In the Groovy evaluator configuration, replace the default code with the code from the file groovy_qpid_producer.groovy -- you will need to edit the texts in acordingly to your Qpid server config. And don't forget to remove angle brackets themselves! You may want to use ${runtime.conf} EL-function to hide sensitive data, but, unfortunately, no credential storage can be used here.

Consumer

The consumer pipeline should start from Groovy Scripting origin: pipeline framgment with Groovy scripting origin

The code below places the data received from the AMQP destination in the outgoing records in the field amqpIn (you can change it in the code). Keep that in mind when working with the data downstream. Incoming message is read as text only; it’s suggested to do subsequent parsing in the downstream stages.

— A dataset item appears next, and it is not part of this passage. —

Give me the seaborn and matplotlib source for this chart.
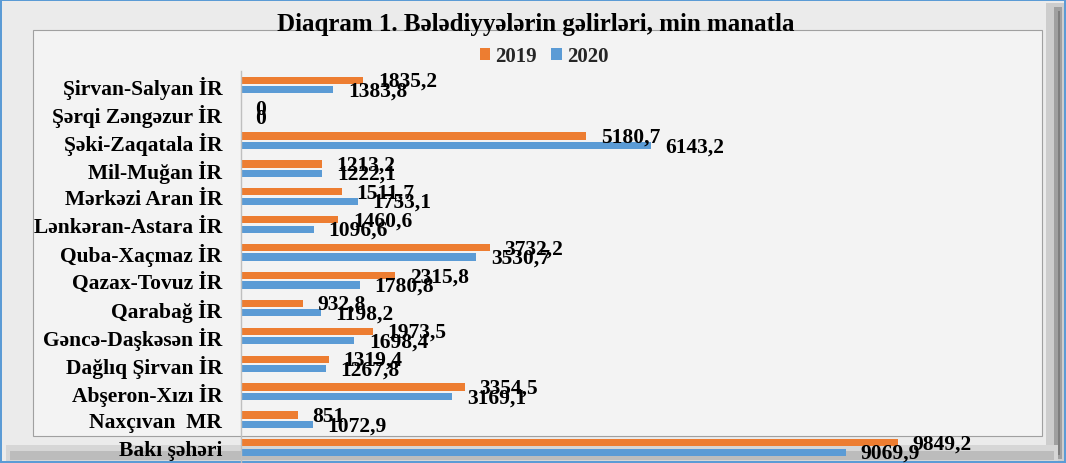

In the Groovy evaluator configuration, replace the default code with the code from the file groovy_qpid_consume.groovy -- you will need to edit the texts in acordingly to your Qpid server config. And don't forget to remove angle brackets themselves! You may want to use ${runtime.conf} EL-function to hide sensitive data, but, unfortunately, no credential storage can be used here.

That's it, now you can integrate Streamsets Data Collector with your Qpid message broker!

Important: Although I developed this code in a Streamsets emplopyee capacity, it is not blessed by Streamsets developers and will not be supported by Streamsets support. I can try and help you on the best effort basis.